── Records for the task ──

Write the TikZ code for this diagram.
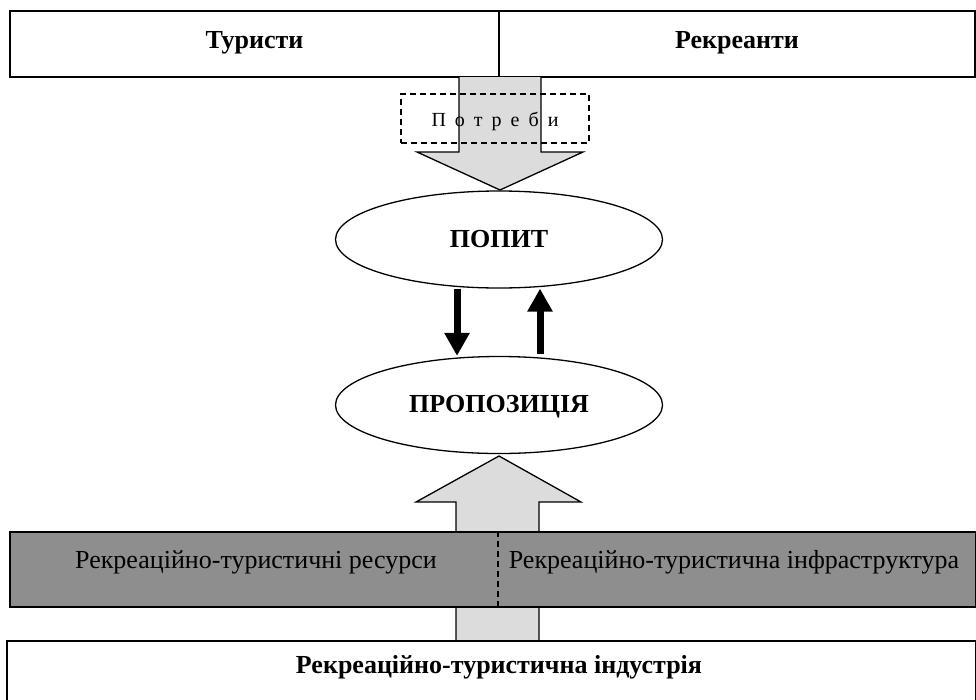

───
── Records for the task ──

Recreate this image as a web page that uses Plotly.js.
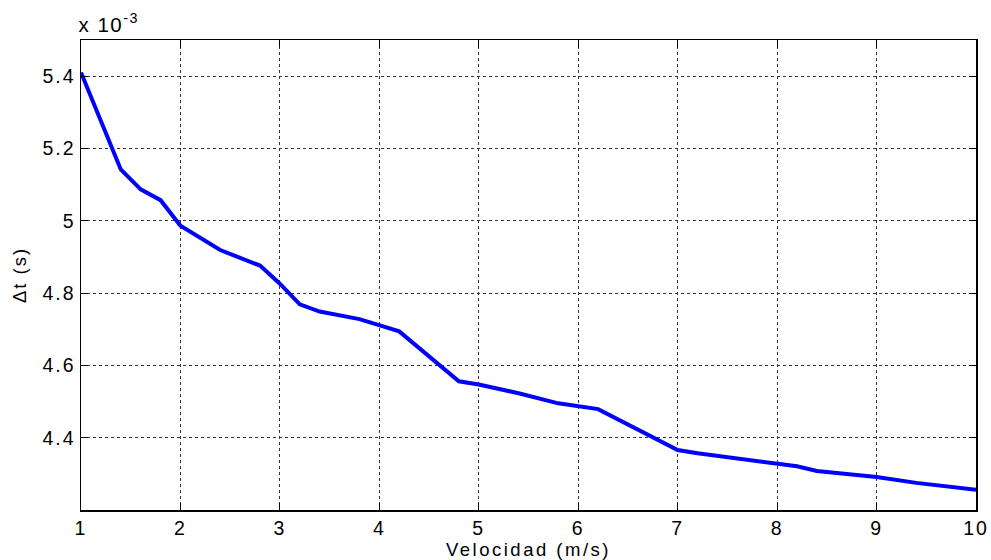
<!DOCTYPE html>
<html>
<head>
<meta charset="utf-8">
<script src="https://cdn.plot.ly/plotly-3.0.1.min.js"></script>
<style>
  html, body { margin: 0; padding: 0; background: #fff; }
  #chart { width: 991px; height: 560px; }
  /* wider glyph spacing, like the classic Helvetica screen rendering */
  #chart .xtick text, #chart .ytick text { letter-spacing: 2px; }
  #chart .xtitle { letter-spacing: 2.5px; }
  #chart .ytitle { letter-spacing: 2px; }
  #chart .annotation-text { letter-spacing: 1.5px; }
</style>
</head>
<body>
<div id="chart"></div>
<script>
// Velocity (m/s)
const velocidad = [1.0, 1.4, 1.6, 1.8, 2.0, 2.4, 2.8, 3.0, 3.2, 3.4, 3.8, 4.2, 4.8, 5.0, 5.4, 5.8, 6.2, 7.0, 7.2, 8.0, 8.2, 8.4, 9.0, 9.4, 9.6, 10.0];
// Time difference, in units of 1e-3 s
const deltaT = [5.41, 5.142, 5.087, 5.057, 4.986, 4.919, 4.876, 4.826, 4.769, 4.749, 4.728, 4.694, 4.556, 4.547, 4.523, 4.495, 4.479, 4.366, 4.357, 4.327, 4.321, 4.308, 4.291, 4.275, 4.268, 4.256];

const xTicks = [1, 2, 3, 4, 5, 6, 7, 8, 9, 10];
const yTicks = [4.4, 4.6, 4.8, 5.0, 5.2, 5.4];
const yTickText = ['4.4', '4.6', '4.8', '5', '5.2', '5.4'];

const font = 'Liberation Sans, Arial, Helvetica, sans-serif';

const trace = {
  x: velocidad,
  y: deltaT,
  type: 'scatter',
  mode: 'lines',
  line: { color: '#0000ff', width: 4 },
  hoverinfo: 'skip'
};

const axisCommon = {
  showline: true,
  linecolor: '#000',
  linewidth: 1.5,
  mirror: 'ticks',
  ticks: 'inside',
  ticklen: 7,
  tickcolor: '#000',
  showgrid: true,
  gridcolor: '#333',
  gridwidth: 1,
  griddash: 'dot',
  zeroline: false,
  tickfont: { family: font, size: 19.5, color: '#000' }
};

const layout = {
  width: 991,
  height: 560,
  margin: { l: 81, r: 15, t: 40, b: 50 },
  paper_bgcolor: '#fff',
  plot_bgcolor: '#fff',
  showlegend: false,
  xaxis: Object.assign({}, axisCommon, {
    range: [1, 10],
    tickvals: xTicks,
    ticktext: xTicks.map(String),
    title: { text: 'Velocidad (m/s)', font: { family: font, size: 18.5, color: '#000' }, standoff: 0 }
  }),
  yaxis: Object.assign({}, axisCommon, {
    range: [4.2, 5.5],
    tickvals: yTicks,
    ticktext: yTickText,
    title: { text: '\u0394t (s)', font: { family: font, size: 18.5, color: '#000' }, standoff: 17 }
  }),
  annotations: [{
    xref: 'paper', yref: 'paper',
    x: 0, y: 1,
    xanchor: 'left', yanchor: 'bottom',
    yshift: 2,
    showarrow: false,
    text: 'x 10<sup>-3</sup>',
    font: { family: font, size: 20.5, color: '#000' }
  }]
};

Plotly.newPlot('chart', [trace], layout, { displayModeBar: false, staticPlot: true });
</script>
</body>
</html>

───

■ Task instructions:
Set down the lines running from the one with "Recreate this image" through the one with "4.275, 4.268, 4.256];", both ends kept, exactly and with no pictures.

■ Problem solution:
Recreate this image as a web page that uses Plotly.js.
<!DOCTYPE html>
<html>
<head>
<meta charset="utf-8">
<script src="https://cdn.plot.ly/plotly-3.0.1.min.js"></script>
<style>
  html, body { margin: 0; padding: 0; background: #fff; }
  #chart { width: 991px; height: 560px; }
  /* wider glyph spacing, like the classic Helvetica screen rendering */
  #chart .xtick text, #chart .ytick text { letter-spacing: 2px; }
  #chart .xtitle { letter-spacing: 2.5px; }
  #chart .ytitle { letter-spacing: 2px; }
  #chart .annotation-text { letter-spacing: 1.5px; }
</style>
</head>
<body>
<div id="chart"></div>
<script>
// Velocity (m/s)
const velocidad = [1.0, 1.4, 1.6, 1.8, 2.0, 2.4, 2.8, 3.0, 3.2, 3.4, 3.8, 4.2, 4.8, 5.0, 5.4, 5.8, 6.2, 7.0, 7.2, 8.0, 8.2, 8.4, 9.0, 9.4, 9.6, 10.0];
// Time difference, in units of 1e-3 s
const deltaT = [5.41, 5.142, 5.087, 5.057, 4.986, 4.919, 4.876, 4.826, 4.769, 4.749, 4.728, 4.694, 4.556, 4.547, 4.523, 4.495, 4.479, 4.366, 4.357, 4.327, 4.321, 4.308, 4.291, 4.275, 4.268, 4.256];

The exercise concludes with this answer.